SUMMARY

The Northern Lights project will transport captured CO2 from industrial sites by ship to a terminal in western Norway for temporary storage. [Image: Northern Lights]

By Shardul Sharma

The Northern Lights joint venture, a collaboration between energy majors Shell, Equinor, and TotalEnergies, has secured €131mn ($141mn) in funding from the European Commission under the Connecting Europe Facility (CEF) scheme, it said on December 8.

“I am very happy that the European Union has proposed to grant Northern Lights with CEF-funding. This confirms Northern Lights’s role as key for reaching European climate policy objectives, including contributing to a climate-neutral economy by 2050,” said Borre Jacobsen, managing director of Northern Lights.

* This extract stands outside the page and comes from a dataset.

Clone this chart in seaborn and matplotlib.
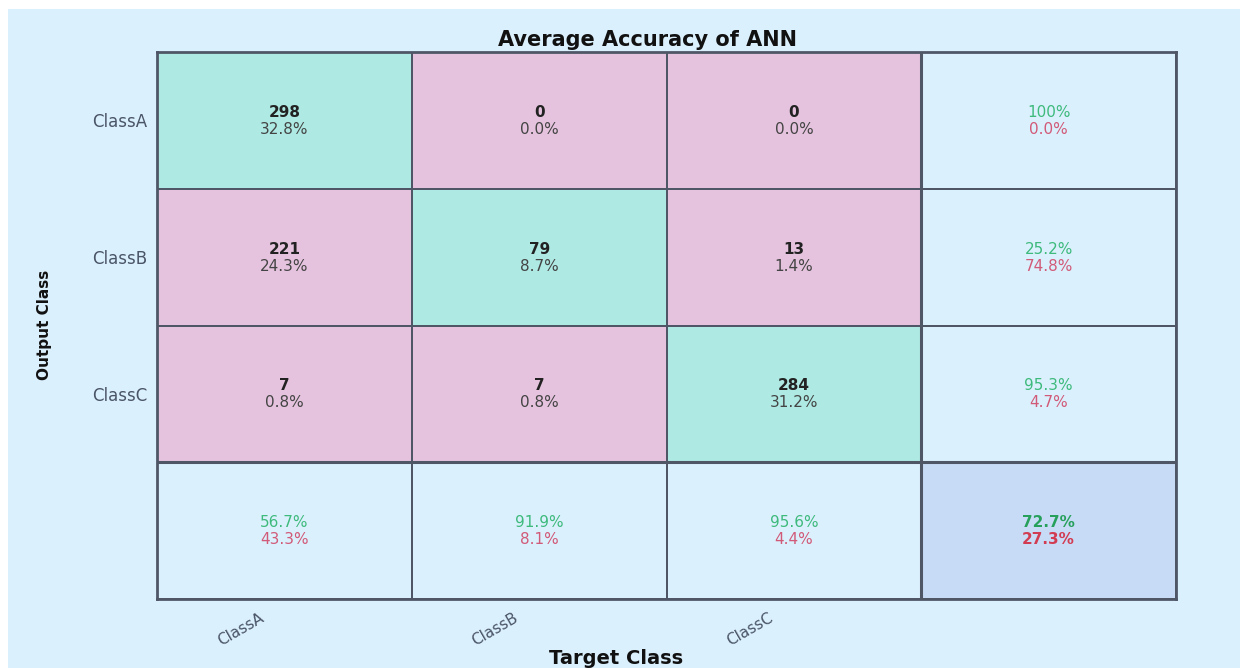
import numpy as np
import matplotlib
matplotlib.use("Agg")
import matplotlib.pyplot as plt
import matplotlib.transforms as mtrans
from matplotlib.colors import ListedColormap
from matplotlib.patches import Rectangle
import seaborn as sns

# ---- data ----
class_names = ["ClassA", "ClassB", "ClassC"]
counts = [[298, 0, 0],
          [221, 79, 13],
          [7, 7, 284]]
cell_pct = [["32.8%", "0.0%", "0.0%"],
            ["24.3%", "8.7%", "1.4%"],
            ["0.8%", "0.8%", "31.2%"]]
row_correct = ["100%", "25.2%", "95.3%"]
row_wrong = ["0.0%", "74.8%", "4.7%"]
col_correct = ["56.7%", "91.9%", "95.6%"]
col_wrong = ["43.3%", "8.1%", "4.4%"]
overall_correct = "72.7%"
overall_wrong = "27.3%"

# ---- colours ----
bg_blue = "#dbf0fd"
c_diag = "#aee9e3"
c_off = "#e5c3de"
c_total = "#c7dbf7"
line_c = "#4f5767"
tick_c = "#4a5568"
green_txt = "#3dba7c"
red_txt = "#d15a78"

sns.set_theme(style="white")
plt.rcParams["font.family"] = ["DejaVu Sans"]

W, H = 1244, 668
fig = plt.figure(figsize=(W / 100, H / 100), dpi=100, facecolor="white")
fig.patches.append(Rectangle((8 / W, 0), (1240 - 8) / W, (H - 9) / H,
                             transform=fig.transFigure, facecolor=bg_blue,
                             edgecolor="none", zorder=-10))

x0, x1, y0, y1 = 157, 1176, 52, 599
ax = fig.add_axes([x0 / W, (H - y1) / H, (x1 - x0) / W, (y1 - y0) / H])

n = len(class_names)
codes = np.full((n + 1, n + 1), 2)
for i in range(n):
    for j in range(n):
        codes[i, j] = 0 if i == j else 1
codes[n, n] = 3

sns.heatmap(codes, ax=ax, cmap=ListedColormap([c_diag, c_off, bg_blue, c_total]),
            vmin=-0.5, vmax=3.5, cbar=False, linewidths=1.1, linecolor=line_c,
            xticklabels=False, yticklabels=False)
ax.axhline(n, color=line_c, lw=2.2)
ax.axvline(n, color=line_c, lw=2.2)
for s in ax.spines.values():
    s.set_visible(True)
    s.set_color(line_c)
    s.set_linewidth(2)

up = mtrans.offset_copy(ax.transData, fig, x=0, y=8, units="dots")
dn = mtrans.offset_copy(ax.transData, fig, x=0, y=-9, units="dots")
fs = 11

for i in range(n):
    for j in range(n):
        ax.text(j + 0.5, i + 0.5, str(counts[i][j]), transform=up, ha="center", va="center",
                fontsize=fs, fontweight="bold", color="#222222")
        ax.text(j + 0.5, i + 0.5, cell_pct[i][j], transform=dn, ha="center", va="center",
                fontsize=fs, color="#444444")
    # row summary (precision)
    ax.text(n + 0.5, i + 0.5, row_correct[i], transform=up, ha="center", va="center",
            fontsize=fs, color=green_txt)
    ax.text(n + 0.5, i + 0.5, row_wrong[i], transform=dn, ha="center", va="center",
            fontsize=fs, color=red_txt)
    # column summary (recall)
    ax.text(i + 0.5, n + 0.5, col_correct[i], transform=up, ha="center", va="center",
            fontsize=fs, color=green_txt)
    ax.text(i + 0.5, n + 0.5, col_wrong[i], transform=dn, ha="center", va="center",
            fontsize=fs, color=red_txt)

ax.text(n + 0.5, n + 0.5, overall_correct, transform=up, ha="center", va="center",
        fontsize=fs, fontweight="bold", color="#27a05c")
ax.text(n + 0.5, n + 0.5, overall_wrong, transform=dn, ha="center", va="center",
        fontsize=fs, fontweight="bold", color="#d23c52")

# ticks
ax.set_yticks(np.arange(n) + 0.5)
ax.set_yticklabels(class_names, rotation=0, fontsize=12, color=tick_c)
ax.set_xticks(np.arange(n) + 0.5)
ax.set_xticklabels(class_names, rotation=30, ha="right", va="center",
                   rotation_mode="anchor", fontsize=11, color=tick_c)
ax.tick_params(axis="both", length=0)
ax.tick_params(axis="y", pad=7)
ax.tick_params(axis="x", pad=0)
shift = mtrans.ScaledTranslation(-22 / 100, -18 / 100, fig.dpi_scale_trans)
for lab in ax.get_xticklabels():
    lab.set_transform(lab.get_transform() + shift)

fig.text(647 / W, 1 - 46 / H, "Average Accuracy of ANN", ha="center", va="baseline",
         fontsize=15, fontweight="bold", color="#111111")
fig.text(616 / W, 4 / H, "Target Class", ha="center", va="baseline",
         fontsize=14, fontweight="bold", color="#111111")
fig.text(44 / W, 1 - 325 / H, "Output Class", ha="center", va="center", rotation=90,
         fontsize=11, fontweight="bold", color="#111111")

fig.savefig("out.png", dpi=100, facecolor=fig.get_facecolor())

The Northern Lights project will transport captured CO2 from industrial sites by ship to a terminal in western Norway for temporary storage. Subsequently, the CO2 will be transported by pipeline for permanent storage in a geological reservoir 2,600m beneath the seabed. 

The CEF funding comes as part of a larger €594mn support package awarded by the EU to eight cross-border energy infrastructure projects. Notably, €480mn of this funding will go towards CO2 transport and storage projects. 

“They constitute the first building blocks of a future Europe-wide carbon value chain that are scheduled for completion before the end of the decade and are therefore expected to contribute to the EU’s 2030 decarbonisation objectives," the EU Commission said in a separate statement.